Mobile connectivity in Latin America has undergone a major transformation since the first 2G rollouts in the early 2000s. Initially, it was perceived as a luxury service for the highest-income groups in the region, but access became widespread as device and plan costs declined and technological advances in 4G and 5G emerged.
In the early stages, when the impact of connectivity was more limited, many governments in the region applied sector-specific taxes to mobile connectivity as an efficient way to generate tax revenues. Over time, the result has been a significant imbalance between the direct economic contribution of mobile services and the levels of taxation to which they are subject.
In 2023, sector-specific taxes on mobile connectivity in Latin America amounted to approximately USD 4.65 billion, equivalent to 6.5% of the total cost of connectivity.
Users are subject to sector-specific taxes when purchasing devices and when activating and using mobile services. These have the most regressive effects, as they raise the cost of access and make it unaffordable for lower-income populations.

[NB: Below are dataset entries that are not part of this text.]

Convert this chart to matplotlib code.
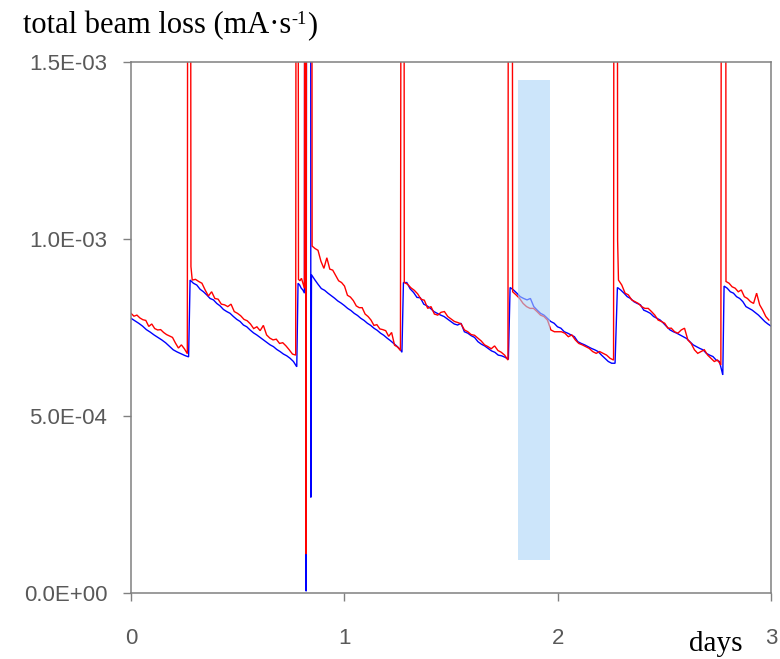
import numpy as np
import matplotlib
matplotlib.use("Agg")
import matplotlib.pyplot as plt
from matplotlib.patches import Rectangle

# ---------------- data (values in units of 1E-04) ----------------
SCALE = 1e-4
SPIKE = 30.0          # injection spikes go off the top of the scale

# red series, decay segments (t_start, t_end, values)
red_A = [7.90, 7.82, 7.85, 7.77, 7.72, 7.70, 7.53, 7.60, 7.47, 7.43,
         7.44, 7.36, 7.30, 7.26, 7.22, 7.06, 6.92, 7.01, 6.90, 6.76]
red_B = [8.84, 8.86, 8.80, 8.75, 8.56, 8.39, 8.51, 8.32, 8.30, 8.16,
         8.14, 8.09, 8.16, 7.95, 7.90, 7.83, 7.73, 7.69, 7.60, 7.47,
         7.52, 7.41, 7.56, 7.29, 7.20, 7.15, 7.17, 7.05, 7.07, 6.98,
         6.87, 6.75, 6.72]
red_C = [8.86, 8.82, 8.89, 8.75, 8.61]
red_D = [9.80, 9.73, 9.68, 9.37, 9.17, 9.47, 9.15, 9.12, 8.97, 8.82,
         8.77, 8.67, 8.41, 8.36, 8.26, 8.11, 8.06, 8.06, 7.88, 7.81,
         7.71, 7.56, 7.58, 7.46, 7.44, 7.41, 7.25, 7.36, 7.00, 6.95,
         6.85]
red_E = [8.77, 8.72, 8.62, 8.55, 8.45, 8.30, 8.27, 8.04, 8.09, 7.88,
         7.85, 7.93, 7.95, 7.81, 7.74, 7.67, 7.64, 7.60, 7.43, 7.38,
         7.30, 7.28, 7.20, 7.12, 7.01, 6.96, 6.90, 6.98, 6.85, 6.80,
         6.72, 6.58]
red_F = [8.51, 8.42, 8.32, 8.18, 8.09, 8.04, 8.04, 7.95, 7.85, 7.81,
         7.71, 7.43, 7.38, 7.38, 7.38, 7.34, 7.24, 7.29, 7.15, 7.05,
         7.01, 6.96, 6.91, 6.82, 6.77, 6.82, 6.77, 6.72, 6.63, 6.58]
red_G = [8.84, 8.70, 8.47, 8.42, 8.28, 8.23, 8.18, 8.09, 8.04, 8.04,
         7.95, 7.85, 7.71, 7.67, 7.62, 7.48, 7.48, 7.38, 7.34, 7.43,
         7.48, 7.15, 7.05, 6.87, 6.77, 6.82, 6.87, 6.72, 6.63, 6.54,
         6.58, 6.44]
red_H = [8.80, 8.75, 8.65, 8.61, 8.51, 8.56, 8.37, 8.32, 8.23, 8.18,
         8.47, 8.14, 7.99, 7.81, 7.71]

red_pieces = [
    ("seg", 0.000, 0.264, red_A),
    ("pts", [0.267, 0.278, 0.281], [SPIKE, SPIKE, 9.22]),
    ("seg", 0.287, 0.772, red_B),
    ("pts", [0.775, 0.782], [SPIKE, SPIKE]),
    ("seg", 0.785, 0.813, red_C),
    ("pts", [0.815, 0.820, 0.821, 0.823, 0.847], [SPIKE, SPIKE, 1.1, SPIKE, SPIKE]),
    ("seg", 0.849, 1.263, red_D),
    ("pts", [1.268, 1.279], [SPIKE, SPIKE]),
    ("seg", 1.281, 1.767, red_E),
    ("pts", [1.770, 1.786], [SPIKE, SPIKE]),
    ("seg", 1.789, 2.262, red_F),
    ("pts", [2.265, 2.279, 2.281], [SPIKE, SPIKE, 9.97]),
    ("seg", 2.285, 2.765, red_G),
    ("pts", [2.769, 2.787], [SPIKE, SPIKE]),
    ("seg", 2.789, 2.990, red_H),
]

# blue series
blue_A = [7.76, 7.69, 7.62, 7.54, 7.44, 7.37, 7.29, 7.22, 7.15, 7.07,
          6.97, 6.87, 6.81, 6.76, 6.71, 6.67]
blue_B = [8.84, 8.75, 8.70, 8.58, 8.51, 8.42, 8.32, 8.28, 8.18, 8.11,
          8.01, 7.95, 7.90, 7.81, 7.73, 7.67, 7.57, 7.52, 7.43, 7.35,
          7.29, 7.22, 7.15, 7.08, 7.01, 6.96, 6.88, 6.82, 6.75, 6.70,
          6.63, 6.54, 6.39]
blue_C = [8.75, 8.70, 8.61, 8.56, 8.47]
blue_D = [8.99, 8.85, 8.72, 8.60, 8.55, 8.47, 8.40, 8.33, 8.25, 8.19,
          8.12, 8.04, 7.98, 7.90, 7.84, 7.76, 7.70, 7.62, 7.56, 7.48,
          7.42, 7.34, 7.28, 7.20, 7.13, 7.05, 6.97, 6.88]
blue_E = [8.77, 8.77, 8.59, 8.49, 8.35, 8.34, 8.16, 8.11, 8.04, 7.95,
          7.90, 7.85, 7.81, 7.74, 7.67, 7.60, 7.57, 7.62, 7.38, 7.34,
          7.27, 7.22, 7.10, 7.03, 6.98, 6.91, 6.84, 6.80, 6.72, 6.70,
          6.66, 6.60]
blue_F = [8.63, 8.56, 8.47, 8.37, 8.32, 8.28, 8.32, 8.09, 7.99, 7.90,
          7.85, 7.76, 7.67, 7.62, 7.52, 7.48, 7.38, 7.34, 7.29, 7.24,
          7.10, 7.05, 7.01, 6.96, 6.91, 6.87, 6.82, 6.72, 6.63, 6.54,
          6.49, 6.49]
blue_G = [8.63, 8.56, 8.47, 8.37, 8.32, 8.23, 8.18, 8.14, 7.99, 7.95,
          7.90, 7.81, 7.76, 7.71, 7.62, 7.52, 7.43, 7.38, 7.34, 7.29,
          7.24, 7.19, 7.10, 7.01, 6.96, 6.91, 6.87, 6.77, 6.72, 6.68,
          6.58, 6.54, 6.16]
blue_H = [8.67, 8.61, 8.51, 8.47, 8.37, 8.32, 8.23, 8.09, 8.04, 7.99,
          7.92, 7.85, 7.76, 7.67, 7.60, 7.54]

blue_pieces = [
    ("seg", 0.000, 0.270, blue_A),
    ("seg", 0.277, 0.777, blue_B),
    ("seg", 0.783, 0.813, blue_C),
    ("pts", [0.815, 0.820, 0.821, 0.824, 0.842, 0.843], [SPIKE, SPIKE, 0.05, SPIKE, SPIKE, 2.7]),
    ("seg", 0.846, 1.262, blue_D),
    ("pts", [1.270], [6.80]),
    ("seg", 1.277, 1.769, blue_E),
    ("seg", 1.777, 2.269, blue_F),
    ("seg", 2.280, 2.774, blue_G),
    ("seg", 2.780, 3.000, blue_H),
]

# highlighted interval
band_x = (1.814, 1.964)
band_y = (0.93e-4, 1.449e-3)

x_ticks = [0, 1, 2, 3]
x_ticklabels = ["0", "1", "2", "3"]
y_ticks = [0.0, 5e-4, 1e-3, 1.5e-3]
y_ticklabels = ["0.0E+00", "5.0E-04", "1.0E-03", "1.5E-03"]


def build(pieces):
    ts, vs = [], []
    for p in pieces:
        if p[0] == "seg":
            _, t0, t1, vals = p
            ts.extend(np.linspace(t0, t1, len(vals)))
            vs.extend(vals)
        else:
            _, tt, vv = p
            ts.extend(tt)
            vs.extend(vv)
    return np.array(ts), np.array(vs) * SCALE


# ---------------- figure ----------------
W, H = 780, 659
fig = plt.figure(figsize=(W / 100, H / 100), dpi=100)
ax = fig.add_axes([131 / W, 1 - 593 / H, 640 / W, 531 / H])

bt, bv = build(blue_pieces)
rt, rv = build(red_pieces)
ax.plot(bt, bv, color="#0000ff", lw=1.0, zorder=2, solid_joinstyle="miter")
ax.plot(rt, rv, color="#ff0000", lw=1.0, zorder=2.1, solid_joinstyle="miter")

ax.add_patch(Rectangle((band_x[0], band_y[0]), band_x[1] - band_x[0],
                       band_y[1] - band_y[0], facecolor="#aad4f7",
                       edgecolor="none", alpha=0.6, zorder=3))

ax.set_xlim(0, 3)
ax.set_ylim(0, 1.5e-3)

gray = "#808080"
for s in ax.spines.values():
    s.set_color(gray)
    s.set_linewidth(1.1)

ax.set_xticks(x_ticks)
ax.set_xticklabels(x_ticklabels)
ax.set_yticks(y_ticks)
ax.set_yticklabels(y_ticklabels)
ax.tick_params(axis="both", direction="out", length=6, width=1.0, color=gray,
               labelcolor="#595959", labelsize=16)
ax.tick_params(axis="x", pad=19)
ax.tick_params(axis="y", pad=11)
for lab in ax.get_xticklabels() + ax.get_yticklabels():
    lab.set_fontfamily("Liberation Sans")

# title with superscript, built from pieces
serif = "Liberation Serif"
fs_title = 22
fs = 21
t1 = fig.text(23 / W, 1 - 33 / H, "total beam loss (mA\u00b7s", fontsize=fs_title,
              family=serif, va="baseline", ha="left")
fig.canvas.draw()
r = fig.canvas.get_renderer()
bb = t1.get_window_extent(r)
t2 = fig.text(bb.x1 / W + 0.5 / W, 1 - 24 / H, "-1", fontsize=fs_title * 0.6,
              family=serif, va="baseline", ha="left")
bb2 = t2.get_window_extent(r)
fig.text(bb2.x1 / W + 0.5 / W, 1 - 33 / H, ")", fontsize=fs_title,
         family=serif, va="baseline", ha="left")

fig.text(689 / W, 1 - 651 / H, "days", fontsize=fs, family=serif,
         va="baseline", ha="left")

fig.savefig("out.png", dpi=100)
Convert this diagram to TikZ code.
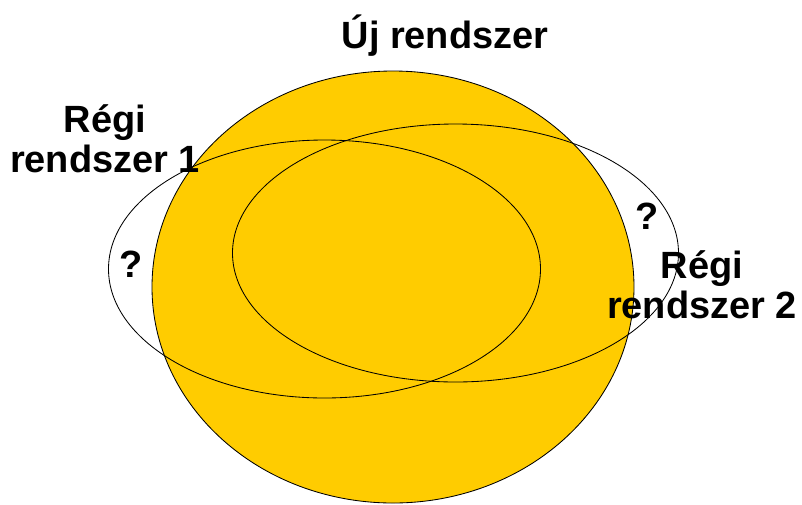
\documentclass[tikz,border=0pt]{standalone}
\usepackage{fontspec}
\setmainfont{Liberation Sans}
\definecolor{sunyellow}{RGB}{255,204,0}
\begin{document}
\begin{tikzpicture}[every node/.style={font=\fontsize{27}{28.5}\selectfont\bfseries}, outline/.style={draw=black,line width=0.6pt}]
\useasboundingbox (0,0) rectangle (20.05,-12.6);
\fill[sunyellow,outline] (9.825,-7.175) ellipse [x radius=6.025, y radius=5.4];
\draw[outline] (8.1125,-6.725) ellipse [x radius=5.4, y radius=3.225];
\draw[outline] (11.3875,-6.325) ellipse [x radius=5.575, y radius=3.225];
\node[anchor=base] (uj) at (11.125,-1.2) {Új rendszer};
\node[align=center] (regi1) at (2.625,-3.475) {Régi\\rendszer 1};
\node[align=center] (regi2) at (17.55,-7.125) {Régi\\rendszer 2};
\node (q1) at (3.275,-6.6) {?};
\node (q2) at (16.175,-5.4) {?};
\end{tikzpicture}
\end{document}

Mobile connectivity providers are also subject to sector-specific taxes. These absorb resources that could be allocated to address the region’s main challenges, such as closing the connectivity gap, expanding coverage, improving service quality, and accelerating the deployment of new technologies.
Through an econometric study, «Taxing mobile connectivity in Latin America. Impact on connectivity and tax revenues» analyzes taxes and fees on the mobile sector in 18 countries in the region and how they affect both tax revenue and digital inclusion.